Oh, and Carney said “Pierre Poilievre would let our planet burn” — on the same night he promised to axe the consumer carbon tax as a first order of business.
Other than all that, though, we’re in it together. Okey-dokey.
Dan Knight is even less impressed:

And here’s where it gets even better. The polling — oh, the polling. For months, the Liberals have been sinking. Before Trudeau resigned, they were floundering at 24% support. Then, magically, within days of picking a new leader, they skyrocket to 33%? A 9-point jump in the blink of an eye? Wow, what a coincidence! You mean to tell me that the same Canadians who couldn’t be bothered to sign up for a free membership, the same Canadians who have overwhelmingly turned against this party, suddenly decided they’re on board again — just because the party swapped one out-of-touch elitist for another?
No. That’s not how this works. That’s not how enthusiasm works.
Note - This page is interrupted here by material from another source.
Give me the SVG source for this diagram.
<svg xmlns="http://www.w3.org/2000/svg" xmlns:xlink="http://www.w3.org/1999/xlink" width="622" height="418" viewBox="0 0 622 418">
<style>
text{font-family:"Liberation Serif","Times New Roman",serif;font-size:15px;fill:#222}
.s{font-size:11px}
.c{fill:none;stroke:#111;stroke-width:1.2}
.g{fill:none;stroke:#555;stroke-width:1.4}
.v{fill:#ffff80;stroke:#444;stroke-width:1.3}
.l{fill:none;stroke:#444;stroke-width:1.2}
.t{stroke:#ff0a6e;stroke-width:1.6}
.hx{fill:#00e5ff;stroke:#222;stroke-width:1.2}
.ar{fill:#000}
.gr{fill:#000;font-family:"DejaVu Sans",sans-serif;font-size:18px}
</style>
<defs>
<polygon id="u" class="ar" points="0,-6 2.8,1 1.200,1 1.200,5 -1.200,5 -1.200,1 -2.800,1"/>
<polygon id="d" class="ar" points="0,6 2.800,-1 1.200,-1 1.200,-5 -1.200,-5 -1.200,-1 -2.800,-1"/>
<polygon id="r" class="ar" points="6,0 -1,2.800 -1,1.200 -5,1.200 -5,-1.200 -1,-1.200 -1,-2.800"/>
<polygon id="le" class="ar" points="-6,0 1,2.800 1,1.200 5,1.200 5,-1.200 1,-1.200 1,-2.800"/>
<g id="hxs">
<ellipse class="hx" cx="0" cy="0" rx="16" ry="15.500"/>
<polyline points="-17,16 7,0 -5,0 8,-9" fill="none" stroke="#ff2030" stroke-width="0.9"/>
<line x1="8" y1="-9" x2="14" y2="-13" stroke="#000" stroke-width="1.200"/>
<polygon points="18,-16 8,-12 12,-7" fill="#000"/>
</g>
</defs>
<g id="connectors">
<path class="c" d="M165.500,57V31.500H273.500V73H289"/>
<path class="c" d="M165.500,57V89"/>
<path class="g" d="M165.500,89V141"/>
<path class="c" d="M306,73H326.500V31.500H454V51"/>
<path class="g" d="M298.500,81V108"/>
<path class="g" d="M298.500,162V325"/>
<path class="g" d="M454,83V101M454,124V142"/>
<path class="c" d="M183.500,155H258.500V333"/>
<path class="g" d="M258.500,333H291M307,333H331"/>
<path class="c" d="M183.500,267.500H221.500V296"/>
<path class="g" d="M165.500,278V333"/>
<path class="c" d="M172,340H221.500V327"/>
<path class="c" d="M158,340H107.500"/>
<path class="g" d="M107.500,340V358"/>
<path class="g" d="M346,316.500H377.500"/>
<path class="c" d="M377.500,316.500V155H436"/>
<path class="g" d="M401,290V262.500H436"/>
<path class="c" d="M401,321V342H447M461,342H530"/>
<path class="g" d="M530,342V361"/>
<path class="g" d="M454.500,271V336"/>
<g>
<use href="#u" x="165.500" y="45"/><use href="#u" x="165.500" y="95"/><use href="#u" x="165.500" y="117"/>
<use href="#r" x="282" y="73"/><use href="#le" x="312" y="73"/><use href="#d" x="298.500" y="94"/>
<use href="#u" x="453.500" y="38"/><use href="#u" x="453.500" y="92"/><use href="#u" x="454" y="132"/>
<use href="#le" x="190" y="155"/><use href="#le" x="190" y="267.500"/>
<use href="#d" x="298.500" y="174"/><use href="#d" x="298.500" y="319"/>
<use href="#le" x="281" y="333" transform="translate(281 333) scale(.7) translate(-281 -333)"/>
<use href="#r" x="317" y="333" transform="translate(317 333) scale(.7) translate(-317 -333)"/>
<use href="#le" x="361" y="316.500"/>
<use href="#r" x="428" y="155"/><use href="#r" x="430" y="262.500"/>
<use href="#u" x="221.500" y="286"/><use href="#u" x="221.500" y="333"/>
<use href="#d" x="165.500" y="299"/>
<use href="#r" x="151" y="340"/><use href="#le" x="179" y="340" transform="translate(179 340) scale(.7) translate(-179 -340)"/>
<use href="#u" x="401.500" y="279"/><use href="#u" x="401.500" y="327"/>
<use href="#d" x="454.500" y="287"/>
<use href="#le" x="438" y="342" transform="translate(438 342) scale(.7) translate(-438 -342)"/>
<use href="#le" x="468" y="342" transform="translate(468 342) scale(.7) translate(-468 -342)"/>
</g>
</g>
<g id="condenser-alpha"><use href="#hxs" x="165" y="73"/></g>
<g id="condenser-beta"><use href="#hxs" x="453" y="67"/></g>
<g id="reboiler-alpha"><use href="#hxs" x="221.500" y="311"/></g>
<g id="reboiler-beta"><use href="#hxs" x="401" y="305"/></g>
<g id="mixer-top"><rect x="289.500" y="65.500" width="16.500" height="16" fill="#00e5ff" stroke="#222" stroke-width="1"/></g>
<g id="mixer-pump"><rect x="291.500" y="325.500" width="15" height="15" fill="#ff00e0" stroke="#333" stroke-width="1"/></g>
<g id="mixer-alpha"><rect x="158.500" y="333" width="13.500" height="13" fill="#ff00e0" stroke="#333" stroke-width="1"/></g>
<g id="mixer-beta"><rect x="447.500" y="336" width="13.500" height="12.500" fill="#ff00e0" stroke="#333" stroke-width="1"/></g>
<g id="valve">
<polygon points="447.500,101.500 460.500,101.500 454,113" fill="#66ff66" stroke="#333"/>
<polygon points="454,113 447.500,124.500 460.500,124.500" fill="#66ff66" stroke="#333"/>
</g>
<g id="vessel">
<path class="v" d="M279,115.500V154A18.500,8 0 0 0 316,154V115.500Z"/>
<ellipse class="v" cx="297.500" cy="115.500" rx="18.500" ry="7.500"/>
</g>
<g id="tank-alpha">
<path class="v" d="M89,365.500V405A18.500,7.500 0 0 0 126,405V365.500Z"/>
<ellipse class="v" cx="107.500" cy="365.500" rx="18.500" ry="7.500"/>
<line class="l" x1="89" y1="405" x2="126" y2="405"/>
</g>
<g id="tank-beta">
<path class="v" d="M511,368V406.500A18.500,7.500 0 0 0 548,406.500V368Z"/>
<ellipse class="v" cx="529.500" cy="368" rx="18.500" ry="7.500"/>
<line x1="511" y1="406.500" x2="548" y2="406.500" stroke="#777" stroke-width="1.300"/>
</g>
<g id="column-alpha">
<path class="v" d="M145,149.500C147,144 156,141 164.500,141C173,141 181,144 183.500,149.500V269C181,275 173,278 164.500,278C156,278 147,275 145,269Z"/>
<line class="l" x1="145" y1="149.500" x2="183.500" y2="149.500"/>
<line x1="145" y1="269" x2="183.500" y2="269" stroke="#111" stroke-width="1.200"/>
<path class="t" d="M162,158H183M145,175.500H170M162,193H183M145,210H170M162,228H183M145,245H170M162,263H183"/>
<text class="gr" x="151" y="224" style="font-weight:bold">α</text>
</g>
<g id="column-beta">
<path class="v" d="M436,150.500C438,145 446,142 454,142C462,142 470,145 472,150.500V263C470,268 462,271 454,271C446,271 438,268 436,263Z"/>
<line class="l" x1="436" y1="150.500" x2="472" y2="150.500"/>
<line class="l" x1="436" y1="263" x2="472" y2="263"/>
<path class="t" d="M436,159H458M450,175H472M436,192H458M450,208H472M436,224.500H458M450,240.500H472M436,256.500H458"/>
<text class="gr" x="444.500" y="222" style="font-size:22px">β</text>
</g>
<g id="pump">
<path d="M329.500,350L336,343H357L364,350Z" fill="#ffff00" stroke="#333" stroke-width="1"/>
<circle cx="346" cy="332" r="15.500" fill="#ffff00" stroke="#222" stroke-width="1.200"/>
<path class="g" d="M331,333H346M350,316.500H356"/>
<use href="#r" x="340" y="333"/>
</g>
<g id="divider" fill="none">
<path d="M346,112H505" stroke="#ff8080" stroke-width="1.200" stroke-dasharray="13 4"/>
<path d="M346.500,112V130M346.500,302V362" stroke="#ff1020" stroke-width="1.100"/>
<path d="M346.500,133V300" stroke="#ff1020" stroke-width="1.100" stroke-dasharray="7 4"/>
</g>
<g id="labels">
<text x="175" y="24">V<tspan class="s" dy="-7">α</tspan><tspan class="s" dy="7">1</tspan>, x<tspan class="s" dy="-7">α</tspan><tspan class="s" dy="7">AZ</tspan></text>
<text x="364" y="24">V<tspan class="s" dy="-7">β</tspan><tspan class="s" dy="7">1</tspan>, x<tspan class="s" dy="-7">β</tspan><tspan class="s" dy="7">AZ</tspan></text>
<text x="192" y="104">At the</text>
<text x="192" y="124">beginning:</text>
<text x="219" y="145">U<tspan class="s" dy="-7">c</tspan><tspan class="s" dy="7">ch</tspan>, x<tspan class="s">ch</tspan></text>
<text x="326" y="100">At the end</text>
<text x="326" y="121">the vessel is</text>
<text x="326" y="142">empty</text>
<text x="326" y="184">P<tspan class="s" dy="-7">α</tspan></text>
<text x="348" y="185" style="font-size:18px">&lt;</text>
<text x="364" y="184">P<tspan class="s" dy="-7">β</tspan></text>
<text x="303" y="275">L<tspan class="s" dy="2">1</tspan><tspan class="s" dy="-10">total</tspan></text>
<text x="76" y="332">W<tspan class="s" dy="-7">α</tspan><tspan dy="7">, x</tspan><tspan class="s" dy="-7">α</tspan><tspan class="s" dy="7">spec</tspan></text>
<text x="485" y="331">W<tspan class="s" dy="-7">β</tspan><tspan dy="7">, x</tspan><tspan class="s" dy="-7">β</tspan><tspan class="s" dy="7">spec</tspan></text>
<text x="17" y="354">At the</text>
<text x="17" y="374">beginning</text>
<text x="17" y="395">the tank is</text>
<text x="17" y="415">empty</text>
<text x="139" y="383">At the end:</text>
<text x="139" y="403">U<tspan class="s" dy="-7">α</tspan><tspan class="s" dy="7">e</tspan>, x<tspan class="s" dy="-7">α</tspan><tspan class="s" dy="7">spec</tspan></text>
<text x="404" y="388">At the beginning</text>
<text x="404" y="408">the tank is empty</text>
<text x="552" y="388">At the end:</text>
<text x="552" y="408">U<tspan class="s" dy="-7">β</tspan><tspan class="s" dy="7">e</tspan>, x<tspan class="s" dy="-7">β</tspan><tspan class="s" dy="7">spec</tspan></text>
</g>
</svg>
This isn’t some grand Liberal resurgence. This is the Liberal-friendly media manufacturing a comeback narrative because their government subsidies depend on it. The same journalists who screamed for years about the Conservative “far-right” threat are now bending over backwards to convince you that Mark Carney is a fresh outside
And you know what? Maybe if they had actually let Ruby Dhalla into this race, they would’ve stood a chance. Seriously. I had to do a double-take when I looked at her policies — supporting small business, tough on crime, actual immigration regulation — I mean, that’s how you win the center. That’s how you stop a Conservative majority and turn it into a minority government. If they had let her run, we’d be having a very different conversation right now.
But what did the Liberals do? Oh, they disqualified her over — get this — campaign finance irregularities. But guess what? They kept the money. That’s right. The party flagged “violations”, kicked her out, and then conveniently pocketed the cash. If that’s not the most Liberal Party thing I’ve ever heard, I don’t know what is.
Can you feel the Carneymentum? It’s supposed to sweep the land from sea to sea to sea … any minute now.